WP5 – Data integration and Outreach

Leads: Anne de Vernal, Elizabeth Thomas and Émilie Gauthier

WP5 will capitalize on results of previous WPs to integrate multidisciplinary perception and representation of global change in the ASNA. It aims at providing an integrated picture from objectively analyzed climate and paleoclimate to perception by humans and numerical modelling. The central issue we address here is the relationship between climate variations, extreme events and cultural changes, including population movements and artistic representations.  A subsidiary issue is the vulnerability of communities.       

The analyses of proxy-based estimates of climate parameters (surface air temperature, precipitation, sea-surface temperature, sea ice cover) will allow to address these questions:  

  1. How has regional climate changed during the late Holocene across the ASNA region?  
  2. What could be the most determinant forcing and mechanisms accounting for climate variability locally and regionally?  
  3. What was the interplay between climate and sea ice, and how did this influence ecosystem functioning, notably in coastal settings?

Main tasks

Integrating knowledge will be done through inter-disciplinary questions, which will be the topic of collective papers. One will be “Is there a threshold or tipping point in climate that explains cultural transition across NA through time?”

Archiving paleoecological data (chironomids, pollen, spores, diatoms, dinocysts, etc.) and climate-paleoclimate data, and developing of a web-interface for data consulting.

Building a database of contemporary and traditional design solutions for circumpolar cultures. We seek to better define and contribute to the parameters of good northern design.

Organization of workshops and panels bringing together specialists, representatives of governmental and non-governmental organizations, students and partners, to address questions such as the cultural contribution to Arctic climate studies or the ethical aspects of indigenous contribution to culture and climate studies. For these workshops, multilingual publications will be produced and published, notably by the Presses de l’Université du Québec within the books series “Droit de Pôle”.

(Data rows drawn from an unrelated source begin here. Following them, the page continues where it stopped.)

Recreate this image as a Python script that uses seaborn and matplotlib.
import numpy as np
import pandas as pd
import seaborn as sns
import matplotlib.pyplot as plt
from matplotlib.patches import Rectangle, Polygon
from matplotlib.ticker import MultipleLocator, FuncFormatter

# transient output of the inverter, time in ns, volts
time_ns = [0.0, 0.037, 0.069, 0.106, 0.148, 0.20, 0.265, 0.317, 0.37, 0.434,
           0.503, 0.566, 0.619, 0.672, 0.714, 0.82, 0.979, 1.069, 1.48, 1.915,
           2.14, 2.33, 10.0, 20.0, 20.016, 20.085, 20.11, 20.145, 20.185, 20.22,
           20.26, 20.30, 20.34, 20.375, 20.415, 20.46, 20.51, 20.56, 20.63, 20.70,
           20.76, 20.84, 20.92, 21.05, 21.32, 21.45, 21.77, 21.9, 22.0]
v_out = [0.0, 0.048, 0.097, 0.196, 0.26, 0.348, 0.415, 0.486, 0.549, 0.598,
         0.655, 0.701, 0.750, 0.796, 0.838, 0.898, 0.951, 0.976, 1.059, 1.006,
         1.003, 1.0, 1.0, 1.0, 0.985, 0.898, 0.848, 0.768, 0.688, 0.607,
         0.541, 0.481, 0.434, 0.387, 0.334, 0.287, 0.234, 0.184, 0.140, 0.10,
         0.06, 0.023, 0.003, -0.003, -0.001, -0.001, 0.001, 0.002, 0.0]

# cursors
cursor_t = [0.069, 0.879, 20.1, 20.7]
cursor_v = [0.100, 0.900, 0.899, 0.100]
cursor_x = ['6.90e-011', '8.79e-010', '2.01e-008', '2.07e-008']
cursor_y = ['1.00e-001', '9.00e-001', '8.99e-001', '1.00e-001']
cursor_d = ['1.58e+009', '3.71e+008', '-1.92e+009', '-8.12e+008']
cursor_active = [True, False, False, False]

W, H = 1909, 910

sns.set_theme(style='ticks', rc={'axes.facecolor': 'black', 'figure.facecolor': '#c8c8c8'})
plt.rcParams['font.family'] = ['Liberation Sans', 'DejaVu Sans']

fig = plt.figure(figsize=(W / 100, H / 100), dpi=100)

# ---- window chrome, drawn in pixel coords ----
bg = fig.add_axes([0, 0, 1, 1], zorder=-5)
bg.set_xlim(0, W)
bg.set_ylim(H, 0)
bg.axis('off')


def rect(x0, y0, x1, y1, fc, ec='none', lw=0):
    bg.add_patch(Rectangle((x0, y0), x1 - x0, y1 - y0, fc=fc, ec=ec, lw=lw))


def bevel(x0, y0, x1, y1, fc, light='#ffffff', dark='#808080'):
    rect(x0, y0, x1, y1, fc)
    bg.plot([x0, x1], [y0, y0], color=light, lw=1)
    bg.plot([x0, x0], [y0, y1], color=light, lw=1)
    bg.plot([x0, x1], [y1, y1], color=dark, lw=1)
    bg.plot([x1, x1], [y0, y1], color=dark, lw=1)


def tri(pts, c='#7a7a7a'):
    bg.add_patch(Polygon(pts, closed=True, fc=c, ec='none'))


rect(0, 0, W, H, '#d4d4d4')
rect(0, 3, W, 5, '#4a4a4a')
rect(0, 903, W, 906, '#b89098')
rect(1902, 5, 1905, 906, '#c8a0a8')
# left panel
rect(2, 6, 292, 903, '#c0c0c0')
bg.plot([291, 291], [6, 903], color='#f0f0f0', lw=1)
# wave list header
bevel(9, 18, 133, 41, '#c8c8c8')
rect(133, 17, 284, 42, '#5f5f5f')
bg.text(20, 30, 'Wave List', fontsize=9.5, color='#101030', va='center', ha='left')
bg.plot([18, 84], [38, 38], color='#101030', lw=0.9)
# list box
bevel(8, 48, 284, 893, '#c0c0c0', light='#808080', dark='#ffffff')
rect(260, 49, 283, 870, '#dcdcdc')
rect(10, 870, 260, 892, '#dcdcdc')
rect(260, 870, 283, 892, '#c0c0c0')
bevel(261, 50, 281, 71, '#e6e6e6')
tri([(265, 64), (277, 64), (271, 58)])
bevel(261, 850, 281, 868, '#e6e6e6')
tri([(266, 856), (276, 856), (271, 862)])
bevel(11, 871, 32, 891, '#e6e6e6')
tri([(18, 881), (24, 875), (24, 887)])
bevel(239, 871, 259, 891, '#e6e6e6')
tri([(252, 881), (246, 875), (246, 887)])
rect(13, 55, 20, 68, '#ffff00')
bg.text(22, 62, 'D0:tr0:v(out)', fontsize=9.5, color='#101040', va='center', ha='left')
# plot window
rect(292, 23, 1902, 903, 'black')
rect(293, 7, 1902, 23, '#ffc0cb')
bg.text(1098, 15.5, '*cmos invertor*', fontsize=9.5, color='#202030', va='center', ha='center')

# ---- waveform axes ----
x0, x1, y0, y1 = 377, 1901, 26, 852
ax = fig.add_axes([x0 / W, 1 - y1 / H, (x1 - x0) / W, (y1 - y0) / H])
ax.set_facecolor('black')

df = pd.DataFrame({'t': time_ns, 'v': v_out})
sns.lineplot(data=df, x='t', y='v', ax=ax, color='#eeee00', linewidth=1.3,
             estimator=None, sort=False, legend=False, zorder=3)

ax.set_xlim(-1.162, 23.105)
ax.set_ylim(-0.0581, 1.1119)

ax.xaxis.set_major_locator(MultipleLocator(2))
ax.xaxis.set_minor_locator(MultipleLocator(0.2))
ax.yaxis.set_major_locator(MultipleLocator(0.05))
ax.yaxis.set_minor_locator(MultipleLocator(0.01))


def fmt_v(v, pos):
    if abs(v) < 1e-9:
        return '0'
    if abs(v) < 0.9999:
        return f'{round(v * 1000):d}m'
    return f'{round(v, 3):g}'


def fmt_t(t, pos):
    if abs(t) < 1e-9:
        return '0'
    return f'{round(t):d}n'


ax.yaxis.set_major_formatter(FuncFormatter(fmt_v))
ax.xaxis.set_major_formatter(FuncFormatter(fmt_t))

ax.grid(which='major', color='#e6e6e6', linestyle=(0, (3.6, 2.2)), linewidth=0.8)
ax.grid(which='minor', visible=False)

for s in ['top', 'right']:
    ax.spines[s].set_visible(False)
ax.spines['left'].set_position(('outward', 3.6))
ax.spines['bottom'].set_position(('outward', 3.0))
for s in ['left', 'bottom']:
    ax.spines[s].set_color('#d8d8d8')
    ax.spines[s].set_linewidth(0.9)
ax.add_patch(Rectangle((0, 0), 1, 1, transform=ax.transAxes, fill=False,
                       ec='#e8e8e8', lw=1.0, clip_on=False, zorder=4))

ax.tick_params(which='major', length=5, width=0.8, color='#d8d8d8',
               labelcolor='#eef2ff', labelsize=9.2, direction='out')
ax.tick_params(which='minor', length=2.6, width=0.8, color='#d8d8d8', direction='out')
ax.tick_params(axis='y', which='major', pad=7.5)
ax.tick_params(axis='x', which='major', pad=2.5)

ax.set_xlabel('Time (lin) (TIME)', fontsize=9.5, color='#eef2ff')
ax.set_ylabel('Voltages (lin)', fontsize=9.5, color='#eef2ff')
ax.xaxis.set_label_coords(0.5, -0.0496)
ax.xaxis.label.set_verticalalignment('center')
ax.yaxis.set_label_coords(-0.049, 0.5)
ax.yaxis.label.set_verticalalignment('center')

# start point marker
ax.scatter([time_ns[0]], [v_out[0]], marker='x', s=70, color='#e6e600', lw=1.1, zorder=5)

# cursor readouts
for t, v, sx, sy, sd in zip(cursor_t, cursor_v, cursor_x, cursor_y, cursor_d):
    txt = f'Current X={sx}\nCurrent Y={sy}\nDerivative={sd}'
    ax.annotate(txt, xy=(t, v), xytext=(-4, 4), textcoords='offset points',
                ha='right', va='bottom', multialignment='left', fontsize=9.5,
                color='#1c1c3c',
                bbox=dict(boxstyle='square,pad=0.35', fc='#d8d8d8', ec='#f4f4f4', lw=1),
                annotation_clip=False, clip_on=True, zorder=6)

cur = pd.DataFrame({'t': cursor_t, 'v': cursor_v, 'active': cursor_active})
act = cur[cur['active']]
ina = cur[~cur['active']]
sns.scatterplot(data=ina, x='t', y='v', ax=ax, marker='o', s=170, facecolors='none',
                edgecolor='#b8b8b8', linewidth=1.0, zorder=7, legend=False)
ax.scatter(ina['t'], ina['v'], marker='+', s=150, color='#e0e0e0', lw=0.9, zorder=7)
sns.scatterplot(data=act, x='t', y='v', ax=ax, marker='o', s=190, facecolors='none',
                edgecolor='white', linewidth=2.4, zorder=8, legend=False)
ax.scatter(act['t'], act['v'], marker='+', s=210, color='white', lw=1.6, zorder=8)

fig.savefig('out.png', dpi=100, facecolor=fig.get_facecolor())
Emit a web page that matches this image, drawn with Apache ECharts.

Outreach and educational activities include (1) a general public book about how climate changes of the past are documented and how such knowledge may help communities to prepare for the future, (2) multisectorial Nordic day symposium organized in collaboration with the International Laboratory for the Comparative Multidisciplinary Study of Representation of the North and the Portail de la recherche nordique et arctique de l’Université du Québec à Montréal to bring together researchers, professors, artists and students, (3) discussions with northern communities and general public for developing an international cooperation, training of graduate students, cooperation with civil organizations, cross-cutting links with science and regional planning, as well as dissemination objectives to the scientific and general public.